What to question immediately

  • Anything broken that has not been fixed for a season
  • Multiple duplicates of the same tool in poor condition
  • Empty bags, damaged pots, and bent wire frames
  • Large items you keep “just in case” but never use

There’s a non-obvious truth here: keeping a slightly useful broken item usually costs more storage than replacing it later. That half-rusted hand fork is not free because you already own it; it’s occupying prime real estate.

Make the door work harder

The inside of the door is one of the most underused surfaces in a small shed. If the door opens cleanly, it can hold lightweight storage that would otherwise clutter shelves. I’ve seen people fit enough extra bits on a door to clear an entire corner shelf.

Use the door for small, flat, lightweight things only. If the door swings hard or gets slammed in wind, don’t hang anything fragile or too heavy there. You want practicality, not a rattling disaster every time someone steps in.

Good door storage ideas

  • Shallow pouches for twine, tags, and plant markers
  • Hooks for gloves and string bags
  • Small baskets for seed packets or rubber bands
  • A narrow holder for spray bottles if the door is sturdy enough

If the door starts feeling heavy or misaligned, back off. That is one of those situations where the issue is not critical and does not need fixing unless it affects how the shed closes. A shed door that carries a few extra ounces of tools is fine. A door that jams because you hung a whole hardware store on it is not.

Don’t waste floor space on the wrong kind of shelf

People often install one deep shelf and think they’ve solved storage.

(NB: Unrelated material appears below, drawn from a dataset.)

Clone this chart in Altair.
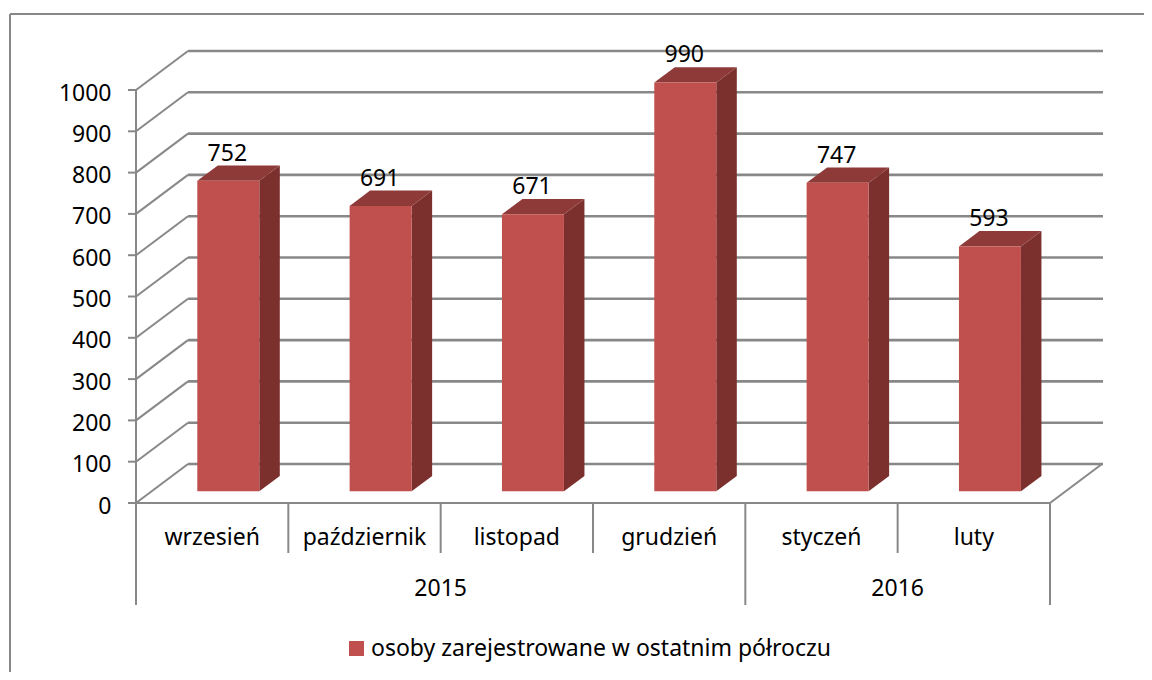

What they’ve really done is create a dark cave where small items disappear. Deep shelves are fine for bigger, cleanly stacked things, but in a tiny shed, shallow and adjustable usually beats deep and fixed.

If you’re adding shelves, think about reach. You should be able to place and remove items without moving three others out of the way. If a shelf is so high you need a stool every time, ask whether the item belongs there at all.

Better shelf strategy

  • One low shelf for heavier items
  • One shallow mid-height shelf for daily-use gear
  • Open space above for hanging tools or light bins

Leave the center floor as open as possible. That little patch of free floor is what makes the shed usable during busy weeks when you’re carrying bags, trays, or wet tools.

A simple real-world setup that works

Take a very typical tiny shed, about 5 feet by 7 feet. On one side wall, mount hooks for long tools. On the back wall, add two shallow shelves, one above the other, with a pegboard strip between them for hand tools. Use the inside of the door for gloves, labels, and twine. Put compost and heavier items in one low corner, but keep them off the main walking line.

That layout usually lets a person store a lawn spreader, three long-handled tools, two watering cans, a stack of seed trays, two small bins of accessories, and still have room to step inside and turn around without doing a side shuffle. That matters more than squeezing in one extra box.

Quick checklist before you call it finished

  • Can you reach your most-used tools without moving other things?
  • Is the floor mostly clear?
  • Are similar items stored together?
  • Can you see labels without pulling bins down?
  • Would you notice quickly if one tool went missing?

If you answer “no” to any of those, the shed probably still has hidden waste in the layout.

What to keep in mind over time

The best tiny shed setups are not permanent masterpieces. They change with the season. In spring, seed trays and potting supplies need more space. In winter, you might need room for fleece, salt, or plant protection. If a storage system only works for one month of the year, it is not really working.

My honest advice: keep the setup simple enough that you can tidy it in ten minutes. That is the difference between a shed that stays organized and one that slowly collapses back into chaos. The goal is not to fit everything you own. The goal is to make the shed easy to use, even when it’s full.